▸ WHAT YOU HAVE TO DO:
Repeat each record exactly as written, and drop any images.

▸ RECORD SET:

START

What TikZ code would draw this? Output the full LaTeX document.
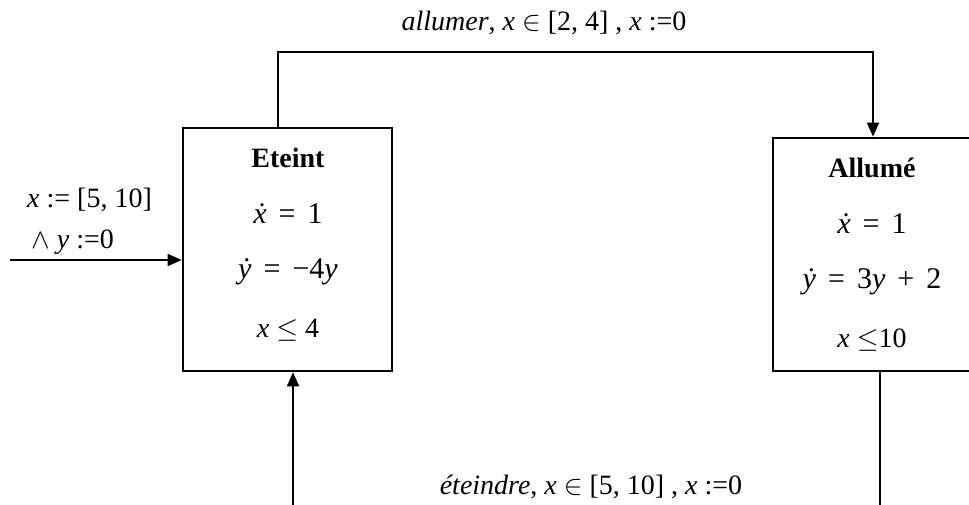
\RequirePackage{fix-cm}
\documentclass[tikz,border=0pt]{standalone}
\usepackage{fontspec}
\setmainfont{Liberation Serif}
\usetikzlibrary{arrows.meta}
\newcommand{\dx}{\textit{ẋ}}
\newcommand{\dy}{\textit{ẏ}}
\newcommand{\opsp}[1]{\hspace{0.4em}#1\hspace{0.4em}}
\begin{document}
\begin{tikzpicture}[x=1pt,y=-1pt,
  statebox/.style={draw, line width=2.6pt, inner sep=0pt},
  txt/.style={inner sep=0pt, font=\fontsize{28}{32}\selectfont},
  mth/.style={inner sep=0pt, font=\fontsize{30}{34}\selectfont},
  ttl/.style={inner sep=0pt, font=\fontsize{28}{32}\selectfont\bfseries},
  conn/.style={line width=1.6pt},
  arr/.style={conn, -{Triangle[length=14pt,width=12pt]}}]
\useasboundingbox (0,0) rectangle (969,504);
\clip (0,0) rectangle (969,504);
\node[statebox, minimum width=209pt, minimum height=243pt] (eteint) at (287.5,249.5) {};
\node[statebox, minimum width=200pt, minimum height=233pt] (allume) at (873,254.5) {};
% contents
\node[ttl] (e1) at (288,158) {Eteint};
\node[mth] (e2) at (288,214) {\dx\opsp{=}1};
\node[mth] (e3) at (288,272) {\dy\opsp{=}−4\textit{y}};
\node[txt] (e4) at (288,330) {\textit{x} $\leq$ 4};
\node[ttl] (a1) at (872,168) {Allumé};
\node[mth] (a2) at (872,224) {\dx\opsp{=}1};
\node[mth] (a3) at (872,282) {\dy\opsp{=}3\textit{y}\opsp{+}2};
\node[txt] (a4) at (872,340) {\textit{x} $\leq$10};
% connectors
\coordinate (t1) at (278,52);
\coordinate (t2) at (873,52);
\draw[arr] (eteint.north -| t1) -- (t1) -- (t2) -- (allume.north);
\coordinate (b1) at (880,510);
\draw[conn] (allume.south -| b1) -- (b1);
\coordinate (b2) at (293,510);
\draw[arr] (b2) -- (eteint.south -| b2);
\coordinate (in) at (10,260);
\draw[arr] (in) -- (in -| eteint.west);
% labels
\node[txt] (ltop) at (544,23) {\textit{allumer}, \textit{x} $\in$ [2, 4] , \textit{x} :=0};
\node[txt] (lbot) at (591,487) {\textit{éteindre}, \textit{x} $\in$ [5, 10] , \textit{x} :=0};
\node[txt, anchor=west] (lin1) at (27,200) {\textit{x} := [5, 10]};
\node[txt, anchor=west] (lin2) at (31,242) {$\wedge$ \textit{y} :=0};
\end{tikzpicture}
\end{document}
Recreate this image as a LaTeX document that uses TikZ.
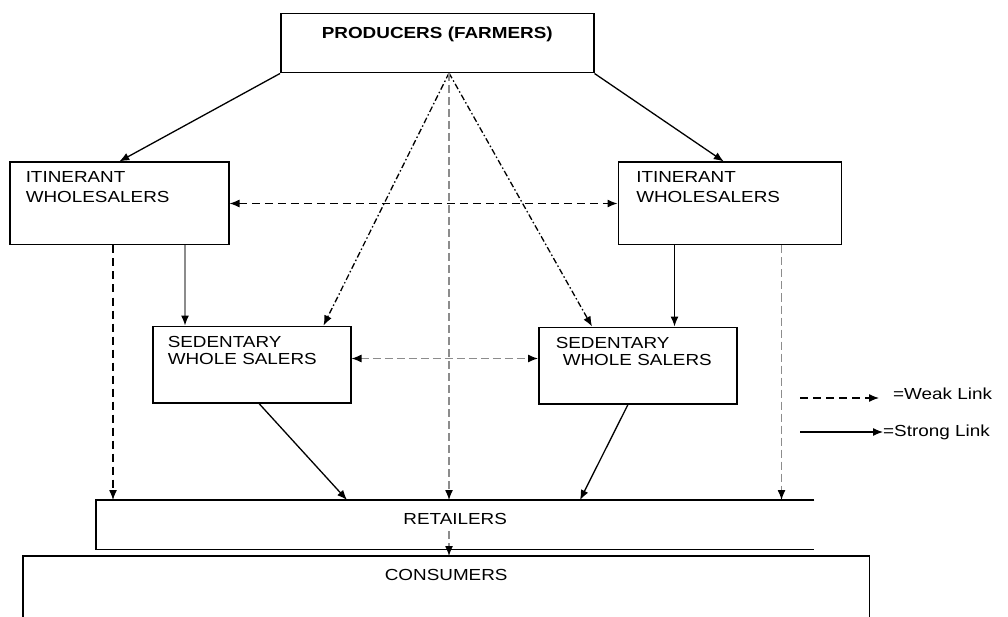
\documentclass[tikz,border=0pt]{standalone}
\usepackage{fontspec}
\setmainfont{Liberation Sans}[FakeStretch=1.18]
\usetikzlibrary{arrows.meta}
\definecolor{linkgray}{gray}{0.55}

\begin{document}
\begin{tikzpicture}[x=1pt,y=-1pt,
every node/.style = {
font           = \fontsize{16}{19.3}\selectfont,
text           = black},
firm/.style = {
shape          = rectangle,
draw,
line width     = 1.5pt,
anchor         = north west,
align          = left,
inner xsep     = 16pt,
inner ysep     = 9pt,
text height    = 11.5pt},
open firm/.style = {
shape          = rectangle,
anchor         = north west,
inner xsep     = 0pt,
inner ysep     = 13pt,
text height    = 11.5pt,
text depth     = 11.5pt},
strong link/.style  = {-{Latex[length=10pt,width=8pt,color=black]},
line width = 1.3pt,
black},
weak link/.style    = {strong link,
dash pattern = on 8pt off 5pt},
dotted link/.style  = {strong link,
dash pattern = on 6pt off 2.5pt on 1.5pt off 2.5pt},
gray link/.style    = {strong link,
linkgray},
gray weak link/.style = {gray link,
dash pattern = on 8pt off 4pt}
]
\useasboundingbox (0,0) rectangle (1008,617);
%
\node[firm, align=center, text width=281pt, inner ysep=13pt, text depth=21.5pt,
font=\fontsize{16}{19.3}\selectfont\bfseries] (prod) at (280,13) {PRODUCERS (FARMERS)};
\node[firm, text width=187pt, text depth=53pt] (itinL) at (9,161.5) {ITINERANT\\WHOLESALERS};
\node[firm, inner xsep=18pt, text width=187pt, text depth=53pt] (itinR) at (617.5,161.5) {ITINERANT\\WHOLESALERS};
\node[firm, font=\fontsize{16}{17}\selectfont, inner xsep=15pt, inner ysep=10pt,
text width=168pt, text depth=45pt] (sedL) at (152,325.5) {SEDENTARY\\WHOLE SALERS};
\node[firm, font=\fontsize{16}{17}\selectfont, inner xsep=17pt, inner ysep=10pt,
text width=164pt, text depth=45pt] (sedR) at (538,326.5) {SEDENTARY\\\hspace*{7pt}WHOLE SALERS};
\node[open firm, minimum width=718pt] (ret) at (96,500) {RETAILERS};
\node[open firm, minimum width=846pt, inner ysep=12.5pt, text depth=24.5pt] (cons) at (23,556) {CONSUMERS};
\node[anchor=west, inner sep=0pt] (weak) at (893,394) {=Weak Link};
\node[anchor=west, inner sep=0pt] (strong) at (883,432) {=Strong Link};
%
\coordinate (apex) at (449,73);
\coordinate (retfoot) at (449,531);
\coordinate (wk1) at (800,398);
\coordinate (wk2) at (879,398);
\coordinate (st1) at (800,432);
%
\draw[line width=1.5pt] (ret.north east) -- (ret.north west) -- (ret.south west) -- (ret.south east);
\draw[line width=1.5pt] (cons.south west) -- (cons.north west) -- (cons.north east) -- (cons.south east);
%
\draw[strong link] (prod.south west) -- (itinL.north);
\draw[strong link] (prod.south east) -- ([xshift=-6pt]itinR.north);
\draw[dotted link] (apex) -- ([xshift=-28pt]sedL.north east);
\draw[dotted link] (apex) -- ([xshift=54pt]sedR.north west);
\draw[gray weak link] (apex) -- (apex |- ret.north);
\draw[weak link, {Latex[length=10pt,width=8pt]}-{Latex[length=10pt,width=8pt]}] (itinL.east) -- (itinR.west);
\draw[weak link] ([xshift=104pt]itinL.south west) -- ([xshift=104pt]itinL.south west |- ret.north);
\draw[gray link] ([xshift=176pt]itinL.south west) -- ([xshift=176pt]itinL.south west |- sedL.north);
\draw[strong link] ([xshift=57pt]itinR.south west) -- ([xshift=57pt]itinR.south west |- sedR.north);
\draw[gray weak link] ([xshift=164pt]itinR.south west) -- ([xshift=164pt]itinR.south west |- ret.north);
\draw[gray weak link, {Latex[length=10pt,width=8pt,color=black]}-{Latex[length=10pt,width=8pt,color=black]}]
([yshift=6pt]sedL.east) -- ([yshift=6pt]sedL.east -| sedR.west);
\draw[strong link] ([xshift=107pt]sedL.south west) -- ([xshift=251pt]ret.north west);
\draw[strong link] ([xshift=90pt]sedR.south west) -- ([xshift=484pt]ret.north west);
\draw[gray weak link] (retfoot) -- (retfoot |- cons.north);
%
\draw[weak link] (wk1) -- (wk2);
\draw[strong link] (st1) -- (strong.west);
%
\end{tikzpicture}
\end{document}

END

▸ FINAL RESULT:
What TikZ code would draw this? Output the full LaTeX document.
\RequirePackage{fix-cm}
\documentclass[tikz,border=0pt]{standalone}
\usepackage{fontspec}
\setmainfont{Liberation Serif}
\usetikzlibrary{arrows.meta}
\newcommand{\dx}{\textit{ẋ}}
\newcommand{\dy}{\textit{ẏ}}
\newcommand{\opsp}[1]{\hspace{0.4em}#1\hspace{0.4em}}
\begin{document}
\begin{tikzpicture}[x=1pt,y=-1pt,
  statebox/.style={draw, line width=2.6pt, inner sep=0pt},
  txt/.style={inner sep=0pt, font=\fontsize{28}{32}\selectfont},
  mth/.style={inner sep=0pt, font=\fontsize{30}{34}\selectfont},
  ttl/.style={inner sep=0pt, font=\fontsize{28}{32}\selectfont\bfseries},
  conn/.style={line width=1.6pt},
  arr/.style={conn, -{Triangle[length=14pt,width=12pt]}}]
\useasboundingbox (0,0) rectangle (969,504);
\clip (0,0) rectangle (969,504);
\node[statebox, minimum width=209pt, minimum height=243pt] (eteint) at (287.5,249.5) {};
\node[statebox, minimum width=200pt, minimum height=233pt] (allume) at (873,254.5) {};
% contents
\node[ttl] (e1) at (288,158) {Eteint};
\node[mth] (e2) at (288,214) {\dx\opsp{=}1};
\node[mth] (e3) at (288,272) {\dy\opsp{=}−4\textit{y}};
\node[txt] (e4) at (288,330) {\textit{x} $\leq$ 4};
\node[ttl] (a1) at (872,168) {Allumé};
\node[mth] (a2) at (872,224) {\dx\opsp{=}1};
\node[mth] (a3) at (872,282) {\dy\opsp{=}3\textit{y}\opsp{+}2};
\node[txt] (a4) at (872,340) {\textit{x} $\leq$10};
% connectors
\coordinate (t1) at (278,52);
\coordinate (t2) at (873,52);
\draw[arr] (eteint.north -| t1) -- (t1) -- (t2) -- (allume.north);
\coordinate (b1) at (880,510);
\draw[conn] (allume.south -| b1) -- (b1);
\coordinate (b2) at (293,510);
\draw[arr] (b2) -- (eteint.south -| b2);
\coordinate (in) at (10,260);
\draw[arr] (in) -- (in -| eteint.west);
% labels
\node[txt] (ltop) at (544,23) {\textit{allumer}, \textit{x} $\in$ [2, 4] , \textit{x} :=0};
\node[txt] (lbot) at (591,487) {\textit{éteindre}, \textit{x} $\in$ [5, 10] , \textit{x} :=0};
\node[txt, anchor=west] (lin1) at (27,200) {\textit{x} := [5, 10]};
\node[txt, anchor=west] (lin2) at (31,242) {$\wedge$ \textit{y} :=0};
\end{tikzpicture}
\end{document}
Recreate this image as a LaTeX document that uses TikZ.
\documentclass[tikz,border=0pt]{standalone}
\usepackage{fontspec}
\setmainfont{Liberation Sans}[FakeStretch=1.18]
\usetikzlibrary{arrows.meta}
\definecolor{linkgray}{gray}{0.55}

\begin{document}
\begin{tikzpicture}[x=1pt,y=-1pt,
every node/.style = {
font           = \fontsize{16}{19.3}\selectfont,
text           = black},
firm/.style = {
shape          = rectangle,
draw,
line width     = 1.5pt,
anchor         = north west,
align          = left,
inner xsep     = 16pt,
inner ysep     = 9pt,
text height    = 11.5pt},
open firm/.style = {
shape          = rectangle,
anchor         = north west,
inner xsep     = 0pt,
inner ysep     = 13pt,
text height    = 11.5pt,
text depth     = 11.5pt},
strong link/.style  = {-{Latex[length=10pt,width=8pt,color=black]},
line width = 1.3pt,
black},
weak link/.style    = {strong link,
dash pattern = on 8pt off 5pt},
dotted link/.style  = {strong link,
dash pattern = on 6pt off 2.5pt on 1.5pt off 2.5pt},
gray link/.style    = {strong link,
linkgray},
gray weak link/.style = {gray link,
dash pattern = on 8pt off 4pt}
]
\useasboundingbox (0,0) rectangle (1008,617);
%
\node[firm, align=center, text width=281pt, inner ysep=13pt, text depth=21.5pt,
font=\fontsize{16}{19.3}\selectfont\bfseries] (prod) at (280,13) {PRODUCERS (FARMERS)};
\node[firm, text width=187pt, text depth=53pt] (itinL) at (9,161.5) {ITINERANT\\WHOLESALERS};
\node[firm, inner xsep=18pt, text width=187pt, text depth=53pt] (itinR) at (617.5,161.5) {ITINERANT\\WHOLESALERS};
\node[firm, font=\fontsize{16}{17}\selectfont, inner xsep=15pt, inner ysep=10pt,
text width=168pt, text depth=45pt] (sedL) at (152,325.5) {SEDENTARY\\WHOLE SALERS};
\node[firm, font=\fontsize{16}{17}\selectfont, inner xsep=17pt, inner ysep=10pt,
text width=164pt, text depth=45pt] (sedR) at (538,326.5) {SEDENTARY\\\hspace*{7pt}WHOLE SALERS};
\node[open firm, minimum width=718pt] (ret) at (96,500) {RETAILERS};
\node[open firm, minimum width=846pt, inner ysep=12.5pt, text depth=24.5pt] (cons) at (23,556) {CONSUMERS};
\node[anchor=west, inner sep=0pt] (weak) at (893,394) {=Weak Link};
\node[anchor=west, inner sep=0pt] (strong) at (883,432) {=Strong Link};
%
\coordinate (apex) at (449,73);
\coordinate (retfoot) at (449,531);
\coordinate (wk1) at (800,398);
\coordinate (wk2) at (879,398);
\coordinate (st1) at (800,432);
%
\draw[line width=1.5pt] (ret.north east) -- (ret.north west) -- (ret.south west) -- (ret.south east);
\draw[line width=1.5pt] (cons.south west) -- (cons.north west) -- (cons.north east) -- (cons.south east);
%
\draw[strong link] (prod.south west) -- (itinL.north);
\draw[strong link] (prod.south east) -- ([xshift=-6pt]itinR.north);
\draw[dotted link] (apex) -- ([xshift=-28pt]sedL.north east);
\draw[dotted link] (apex) -- ([xshift=54pt]sedR.north west);
\draw[gray weak link] (apex) -- (apex |- ret.north);
\draw[weak link, {Latex[length=10pt,width=8pt]}-{Latex[length=10pt,width=8pt]}] (itinL.east) -- (itinR.west);
\draw[weak link] ([xshift=104pt]itinL.south west) -- ([xshift=104pt]itinL.south west |- ret.north);
\draw[gray link] ([xshift=176pt]itinL.south west) -- ([xshift=176pt]itinL.south west |- sedL.north);
\draw[strong link] ([xshift=57pt]itinR.south west) -- ([xshift=57pt]itinR.south west |- sedR.north);
\draw[gray weak link] ([xshift=164pt]itinR.south west) -- ([xshift=164pt]itinR.south west |- ret.north);
\draw[gray weak link, {Latex[length=10pt,width=8pt,color=black]}-{Latex[length=10pt,width=8pt,color=black]}]
([yshift=6pt]sedL.east) -- ([yshift=6pt]sedL.east -| sedR.west);
\draw[strong link] ([xshift=107pt]sedL.south west) -- ([xshift=251pt]ret.north west);
\draw[strong link] ([xshift=90pt]sedR.south west) -- ([xshift=484pt]ret.north west);
\draw[gray weak link] (retfoot) -- (retfoot |- cons.north);
%
\draw[weak link] (wk1) -- (wk2);
\draw[strong link] (st1) -- (strong.west);
%
\end{tikzpicture}
\end{document}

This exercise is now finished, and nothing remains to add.